### Work to be completed
Pick out each line below containing "this".

(Figure scripts)
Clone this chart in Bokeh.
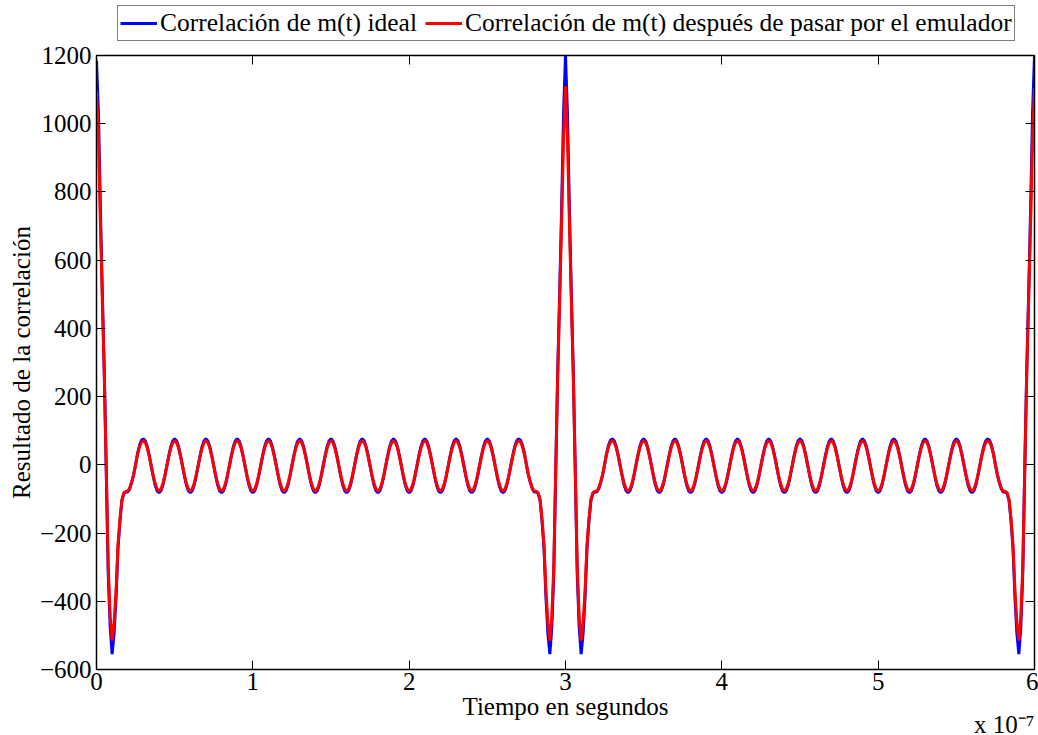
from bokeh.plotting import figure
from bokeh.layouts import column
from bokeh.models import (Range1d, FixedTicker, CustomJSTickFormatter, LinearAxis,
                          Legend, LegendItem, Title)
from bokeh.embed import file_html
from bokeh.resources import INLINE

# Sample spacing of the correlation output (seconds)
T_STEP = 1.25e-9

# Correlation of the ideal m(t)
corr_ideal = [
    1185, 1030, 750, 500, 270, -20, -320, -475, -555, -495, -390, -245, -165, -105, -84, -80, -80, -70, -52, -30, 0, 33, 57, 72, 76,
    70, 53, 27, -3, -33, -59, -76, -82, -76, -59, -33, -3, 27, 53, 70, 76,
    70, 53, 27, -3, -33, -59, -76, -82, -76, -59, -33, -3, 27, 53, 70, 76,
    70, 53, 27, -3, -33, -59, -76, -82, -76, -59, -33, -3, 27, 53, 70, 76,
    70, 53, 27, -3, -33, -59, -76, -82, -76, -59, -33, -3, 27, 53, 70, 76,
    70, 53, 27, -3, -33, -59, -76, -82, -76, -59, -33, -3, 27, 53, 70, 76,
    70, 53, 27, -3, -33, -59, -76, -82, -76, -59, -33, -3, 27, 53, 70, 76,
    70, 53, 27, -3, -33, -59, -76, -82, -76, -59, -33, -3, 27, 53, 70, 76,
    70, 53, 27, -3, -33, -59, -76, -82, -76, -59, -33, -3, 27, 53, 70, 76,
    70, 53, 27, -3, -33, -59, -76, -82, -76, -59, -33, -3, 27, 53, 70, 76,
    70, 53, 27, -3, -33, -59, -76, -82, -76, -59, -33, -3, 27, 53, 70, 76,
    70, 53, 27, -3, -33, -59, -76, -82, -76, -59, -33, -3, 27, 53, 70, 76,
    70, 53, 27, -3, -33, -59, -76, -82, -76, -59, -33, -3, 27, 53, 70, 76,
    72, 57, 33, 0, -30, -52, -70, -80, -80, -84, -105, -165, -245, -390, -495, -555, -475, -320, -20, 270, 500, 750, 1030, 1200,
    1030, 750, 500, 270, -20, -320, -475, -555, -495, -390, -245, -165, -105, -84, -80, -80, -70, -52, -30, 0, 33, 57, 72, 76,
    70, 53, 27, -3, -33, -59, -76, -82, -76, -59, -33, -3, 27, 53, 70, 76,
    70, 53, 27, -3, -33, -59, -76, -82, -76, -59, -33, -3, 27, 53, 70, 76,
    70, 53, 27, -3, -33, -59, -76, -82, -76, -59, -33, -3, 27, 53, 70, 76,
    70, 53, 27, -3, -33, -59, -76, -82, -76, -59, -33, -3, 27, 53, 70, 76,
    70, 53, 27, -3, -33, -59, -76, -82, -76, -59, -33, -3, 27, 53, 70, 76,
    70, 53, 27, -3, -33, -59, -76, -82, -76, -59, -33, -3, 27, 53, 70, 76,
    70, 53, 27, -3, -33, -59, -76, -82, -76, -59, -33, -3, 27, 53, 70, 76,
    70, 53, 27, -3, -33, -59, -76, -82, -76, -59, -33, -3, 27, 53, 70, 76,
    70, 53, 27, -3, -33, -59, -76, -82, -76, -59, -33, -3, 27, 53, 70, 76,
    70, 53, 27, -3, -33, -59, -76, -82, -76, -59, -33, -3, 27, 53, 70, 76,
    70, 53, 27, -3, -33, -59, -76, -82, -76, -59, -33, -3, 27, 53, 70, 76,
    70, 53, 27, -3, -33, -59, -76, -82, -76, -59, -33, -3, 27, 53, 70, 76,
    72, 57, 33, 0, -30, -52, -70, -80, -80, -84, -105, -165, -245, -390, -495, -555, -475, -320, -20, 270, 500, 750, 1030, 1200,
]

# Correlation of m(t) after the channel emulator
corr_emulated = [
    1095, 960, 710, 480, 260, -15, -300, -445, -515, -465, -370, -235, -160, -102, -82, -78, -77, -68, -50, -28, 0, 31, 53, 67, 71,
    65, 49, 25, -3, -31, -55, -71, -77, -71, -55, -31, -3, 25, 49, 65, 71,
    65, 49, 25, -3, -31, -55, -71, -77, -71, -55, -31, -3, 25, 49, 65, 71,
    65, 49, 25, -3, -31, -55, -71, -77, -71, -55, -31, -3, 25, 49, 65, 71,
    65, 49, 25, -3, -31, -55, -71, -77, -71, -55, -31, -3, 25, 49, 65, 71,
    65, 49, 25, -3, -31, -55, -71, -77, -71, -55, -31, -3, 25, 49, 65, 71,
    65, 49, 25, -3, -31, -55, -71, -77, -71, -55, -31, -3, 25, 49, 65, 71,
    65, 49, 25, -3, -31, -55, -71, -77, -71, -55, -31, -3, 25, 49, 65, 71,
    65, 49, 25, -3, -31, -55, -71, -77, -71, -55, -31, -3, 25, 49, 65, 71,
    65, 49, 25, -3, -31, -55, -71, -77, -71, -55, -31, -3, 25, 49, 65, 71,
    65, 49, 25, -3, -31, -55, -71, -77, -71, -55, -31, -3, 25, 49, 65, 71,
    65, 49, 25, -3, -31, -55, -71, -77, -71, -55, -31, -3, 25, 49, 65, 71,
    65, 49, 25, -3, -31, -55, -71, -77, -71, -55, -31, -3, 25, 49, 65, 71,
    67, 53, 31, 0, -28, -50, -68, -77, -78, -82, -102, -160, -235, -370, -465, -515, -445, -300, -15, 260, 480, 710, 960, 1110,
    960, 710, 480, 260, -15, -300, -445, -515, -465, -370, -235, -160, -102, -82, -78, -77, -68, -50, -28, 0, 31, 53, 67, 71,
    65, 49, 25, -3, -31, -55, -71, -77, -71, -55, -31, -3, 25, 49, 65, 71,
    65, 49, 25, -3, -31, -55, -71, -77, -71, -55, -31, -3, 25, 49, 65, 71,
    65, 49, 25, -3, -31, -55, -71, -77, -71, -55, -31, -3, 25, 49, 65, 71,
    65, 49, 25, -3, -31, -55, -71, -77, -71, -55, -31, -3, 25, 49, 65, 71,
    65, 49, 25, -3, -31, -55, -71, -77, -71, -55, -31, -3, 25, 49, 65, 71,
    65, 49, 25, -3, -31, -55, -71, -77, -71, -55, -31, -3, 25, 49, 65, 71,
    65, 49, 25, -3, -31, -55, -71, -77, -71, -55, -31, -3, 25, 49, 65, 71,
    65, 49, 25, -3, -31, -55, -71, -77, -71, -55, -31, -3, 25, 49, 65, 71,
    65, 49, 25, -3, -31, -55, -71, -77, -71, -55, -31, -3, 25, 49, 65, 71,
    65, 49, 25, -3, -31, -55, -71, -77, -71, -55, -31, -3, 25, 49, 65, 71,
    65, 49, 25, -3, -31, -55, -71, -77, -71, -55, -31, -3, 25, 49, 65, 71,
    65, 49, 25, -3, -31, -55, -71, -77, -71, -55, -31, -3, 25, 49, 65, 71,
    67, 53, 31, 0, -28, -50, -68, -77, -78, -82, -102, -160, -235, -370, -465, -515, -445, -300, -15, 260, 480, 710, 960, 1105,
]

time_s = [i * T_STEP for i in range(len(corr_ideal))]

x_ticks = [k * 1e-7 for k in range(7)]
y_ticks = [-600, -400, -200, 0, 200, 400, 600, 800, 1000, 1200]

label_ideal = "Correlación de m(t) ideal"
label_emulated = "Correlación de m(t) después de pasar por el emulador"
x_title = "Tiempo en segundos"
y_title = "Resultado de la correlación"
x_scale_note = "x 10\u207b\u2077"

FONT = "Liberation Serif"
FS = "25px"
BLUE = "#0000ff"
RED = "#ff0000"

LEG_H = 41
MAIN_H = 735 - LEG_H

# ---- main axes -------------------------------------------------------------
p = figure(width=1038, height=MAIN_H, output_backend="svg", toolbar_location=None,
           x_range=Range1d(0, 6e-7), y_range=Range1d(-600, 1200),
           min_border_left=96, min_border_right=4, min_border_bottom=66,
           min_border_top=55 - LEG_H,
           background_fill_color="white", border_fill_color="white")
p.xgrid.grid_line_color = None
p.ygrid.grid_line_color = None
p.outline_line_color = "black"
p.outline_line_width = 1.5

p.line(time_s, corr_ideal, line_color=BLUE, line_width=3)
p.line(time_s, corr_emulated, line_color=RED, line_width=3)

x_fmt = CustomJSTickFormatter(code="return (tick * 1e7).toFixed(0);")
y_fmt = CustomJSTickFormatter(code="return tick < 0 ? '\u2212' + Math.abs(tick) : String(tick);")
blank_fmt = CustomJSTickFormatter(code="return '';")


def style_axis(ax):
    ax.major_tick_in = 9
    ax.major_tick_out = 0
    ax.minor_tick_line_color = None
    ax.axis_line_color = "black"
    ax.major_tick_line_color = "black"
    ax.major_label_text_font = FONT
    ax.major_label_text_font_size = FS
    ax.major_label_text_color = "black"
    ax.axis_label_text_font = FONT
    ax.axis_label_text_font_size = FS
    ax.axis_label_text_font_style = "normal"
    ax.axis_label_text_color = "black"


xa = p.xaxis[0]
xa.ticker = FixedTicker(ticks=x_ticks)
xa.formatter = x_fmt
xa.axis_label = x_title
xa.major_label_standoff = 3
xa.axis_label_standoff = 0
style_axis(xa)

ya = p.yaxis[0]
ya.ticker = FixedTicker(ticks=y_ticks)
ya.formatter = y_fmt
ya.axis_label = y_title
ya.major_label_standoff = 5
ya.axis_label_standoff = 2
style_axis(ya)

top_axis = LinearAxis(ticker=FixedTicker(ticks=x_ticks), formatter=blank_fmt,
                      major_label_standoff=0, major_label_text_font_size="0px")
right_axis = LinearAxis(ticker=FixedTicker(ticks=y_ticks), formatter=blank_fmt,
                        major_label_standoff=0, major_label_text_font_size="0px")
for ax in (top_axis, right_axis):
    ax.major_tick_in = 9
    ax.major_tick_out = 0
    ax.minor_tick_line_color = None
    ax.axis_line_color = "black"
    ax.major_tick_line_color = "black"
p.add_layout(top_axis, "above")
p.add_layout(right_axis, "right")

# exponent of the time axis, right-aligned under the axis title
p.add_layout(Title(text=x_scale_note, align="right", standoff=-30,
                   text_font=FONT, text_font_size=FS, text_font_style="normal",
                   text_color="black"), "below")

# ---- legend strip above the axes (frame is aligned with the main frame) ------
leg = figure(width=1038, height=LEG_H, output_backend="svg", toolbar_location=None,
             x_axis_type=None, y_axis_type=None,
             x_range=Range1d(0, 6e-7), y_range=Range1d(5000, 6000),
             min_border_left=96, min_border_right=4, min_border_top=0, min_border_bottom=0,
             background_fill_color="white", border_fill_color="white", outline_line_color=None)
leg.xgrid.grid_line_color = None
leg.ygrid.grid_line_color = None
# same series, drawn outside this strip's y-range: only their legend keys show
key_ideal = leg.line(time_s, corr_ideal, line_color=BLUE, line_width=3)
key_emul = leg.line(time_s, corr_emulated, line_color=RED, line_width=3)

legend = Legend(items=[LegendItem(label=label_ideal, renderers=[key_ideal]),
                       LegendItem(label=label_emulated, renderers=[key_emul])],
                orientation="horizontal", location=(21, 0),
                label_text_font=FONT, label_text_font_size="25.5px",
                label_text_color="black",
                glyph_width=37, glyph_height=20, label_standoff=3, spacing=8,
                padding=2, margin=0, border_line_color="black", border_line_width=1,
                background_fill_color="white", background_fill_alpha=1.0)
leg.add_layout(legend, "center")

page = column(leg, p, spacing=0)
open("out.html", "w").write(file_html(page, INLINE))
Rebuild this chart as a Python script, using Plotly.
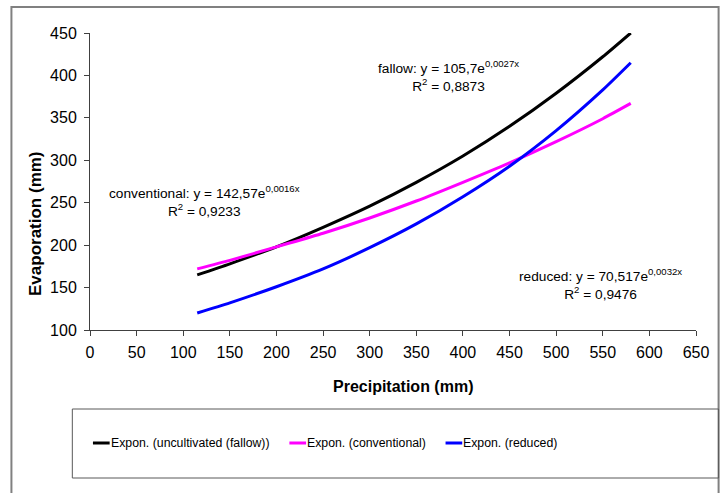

### The response
Clone this chart in Bokeh.
# same series, drawn outside this strip's y-range: only their legend keys show
Rebuild this chart as a Python script, using Plotly.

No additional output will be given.